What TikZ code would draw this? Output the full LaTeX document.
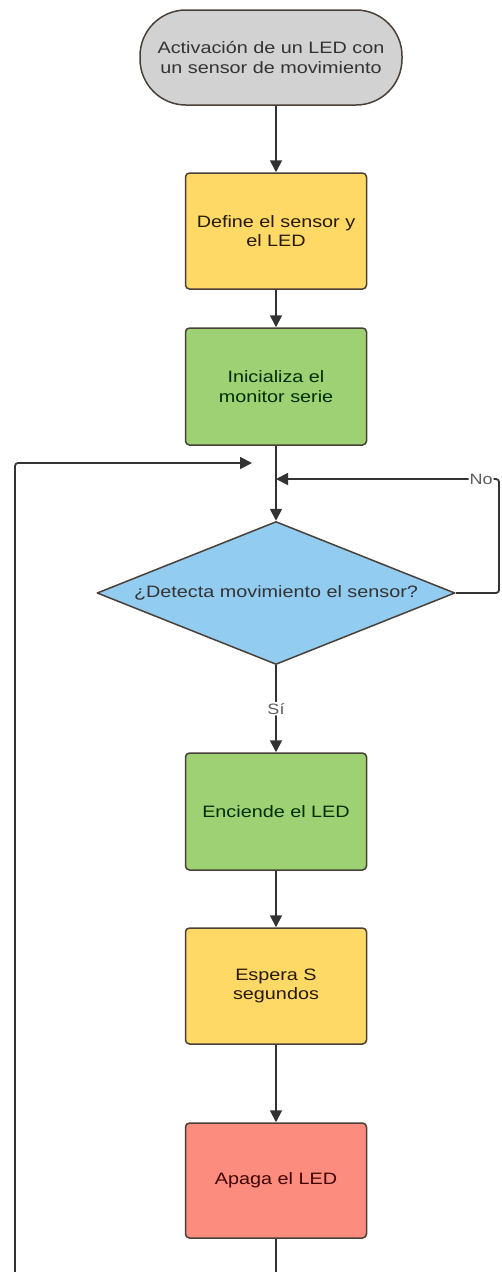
--
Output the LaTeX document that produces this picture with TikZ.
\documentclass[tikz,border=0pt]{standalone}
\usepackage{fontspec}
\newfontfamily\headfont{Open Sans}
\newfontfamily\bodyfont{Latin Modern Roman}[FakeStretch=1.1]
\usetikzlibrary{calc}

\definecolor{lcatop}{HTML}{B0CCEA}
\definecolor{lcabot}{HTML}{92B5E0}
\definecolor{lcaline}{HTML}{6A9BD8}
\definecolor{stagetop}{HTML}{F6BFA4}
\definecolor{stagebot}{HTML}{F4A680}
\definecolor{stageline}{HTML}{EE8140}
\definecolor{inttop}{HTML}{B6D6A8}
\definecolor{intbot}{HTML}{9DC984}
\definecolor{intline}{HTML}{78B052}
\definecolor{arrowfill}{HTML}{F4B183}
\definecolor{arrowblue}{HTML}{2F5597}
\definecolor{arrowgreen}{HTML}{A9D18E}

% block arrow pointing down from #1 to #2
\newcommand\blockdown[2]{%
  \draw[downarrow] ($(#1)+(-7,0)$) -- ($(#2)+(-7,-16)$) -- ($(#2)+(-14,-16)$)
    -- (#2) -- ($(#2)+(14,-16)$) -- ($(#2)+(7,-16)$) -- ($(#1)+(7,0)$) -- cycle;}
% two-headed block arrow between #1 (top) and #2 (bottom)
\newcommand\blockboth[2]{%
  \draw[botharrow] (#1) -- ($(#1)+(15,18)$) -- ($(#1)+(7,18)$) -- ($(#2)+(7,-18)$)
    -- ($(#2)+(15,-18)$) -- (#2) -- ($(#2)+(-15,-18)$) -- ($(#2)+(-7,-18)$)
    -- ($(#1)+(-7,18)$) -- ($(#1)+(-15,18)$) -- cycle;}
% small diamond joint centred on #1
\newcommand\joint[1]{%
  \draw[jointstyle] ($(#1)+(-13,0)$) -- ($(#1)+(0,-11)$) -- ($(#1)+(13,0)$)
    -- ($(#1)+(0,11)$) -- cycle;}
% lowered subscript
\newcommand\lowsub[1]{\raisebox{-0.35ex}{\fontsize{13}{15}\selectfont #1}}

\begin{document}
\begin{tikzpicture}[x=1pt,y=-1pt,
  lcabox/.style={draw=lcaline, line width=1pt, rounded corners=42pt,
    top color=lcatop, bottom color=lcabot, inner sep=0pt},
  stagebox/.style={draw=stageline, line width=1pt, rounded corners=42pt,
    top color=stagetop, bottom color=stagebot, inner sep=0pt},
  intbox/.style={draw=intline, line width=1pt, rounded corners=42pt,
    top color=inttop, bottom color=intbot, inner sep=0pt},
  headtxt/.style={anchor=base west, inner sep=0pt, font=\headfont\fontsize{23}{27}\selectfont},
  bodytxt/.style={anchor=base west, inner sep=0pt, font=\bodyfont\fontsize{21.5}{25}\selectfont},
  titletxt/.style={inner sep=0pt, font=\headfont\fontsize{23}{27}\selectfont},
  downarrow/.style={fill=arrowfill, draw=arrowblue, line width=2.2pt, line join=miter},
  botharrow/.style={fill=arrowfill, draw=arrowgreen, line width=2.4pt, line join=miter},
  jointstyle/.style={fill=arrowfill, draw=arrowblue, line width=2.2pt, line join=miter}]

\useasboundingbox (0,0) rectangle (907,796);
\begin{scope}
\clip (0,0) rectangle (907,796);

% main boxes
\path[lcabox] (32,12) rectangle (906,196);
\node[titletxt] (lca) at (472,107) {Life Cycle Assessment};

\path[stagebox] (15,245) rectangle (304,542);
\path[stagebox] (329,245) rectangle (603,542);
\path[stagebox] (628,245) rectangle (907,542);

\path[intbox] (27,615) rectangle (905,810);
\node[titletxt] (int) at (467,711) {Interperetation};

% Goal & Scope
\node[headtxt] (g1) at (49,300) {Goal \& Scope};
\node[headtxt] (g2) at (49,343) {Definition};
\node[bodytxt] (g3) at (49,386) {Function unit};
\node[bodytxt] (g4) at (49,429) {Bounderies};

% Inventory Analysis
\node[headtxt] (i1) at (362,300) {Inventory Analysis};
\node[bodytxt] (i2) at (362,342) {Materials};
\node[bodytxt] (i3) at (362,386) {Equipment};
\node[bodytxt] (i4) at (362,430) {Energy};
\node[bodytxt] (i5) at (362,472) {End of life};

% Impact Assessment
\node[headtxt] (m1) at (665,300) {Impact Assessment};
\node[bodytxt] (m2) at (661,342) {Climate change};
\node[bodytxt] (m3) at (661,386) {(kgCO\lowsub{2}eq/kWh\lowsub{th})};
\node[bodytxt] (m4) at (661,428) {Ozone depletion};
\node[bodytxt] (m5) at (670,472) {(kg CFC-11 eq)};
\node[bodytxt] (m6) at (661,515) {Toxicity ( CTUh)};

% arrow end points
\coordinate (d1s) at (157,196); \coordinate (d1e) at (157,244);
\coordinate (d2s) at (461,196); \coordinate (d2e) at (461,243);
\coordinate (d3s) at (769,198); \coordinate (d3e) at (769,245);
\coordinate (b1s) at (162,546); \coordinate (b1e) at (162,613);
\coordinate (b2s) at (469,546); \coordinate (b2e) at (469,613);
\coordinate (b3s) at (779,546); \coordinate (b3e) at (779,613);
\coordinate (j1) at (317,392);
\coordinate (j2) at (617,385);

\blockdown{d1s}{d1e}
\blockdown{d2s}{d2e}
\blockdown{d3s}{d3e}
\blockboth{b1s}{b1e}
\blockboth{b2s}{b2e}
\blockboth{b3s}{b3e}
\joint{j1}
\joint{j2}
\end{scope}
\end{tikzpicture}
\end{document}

**What is asked**
Choose all lines containing the string "Output" and copy them out.

**Full response**
What TikZ code would draw this? Output the full LaTeX document.
Output the LaTeX document that produces this picture with TikZ.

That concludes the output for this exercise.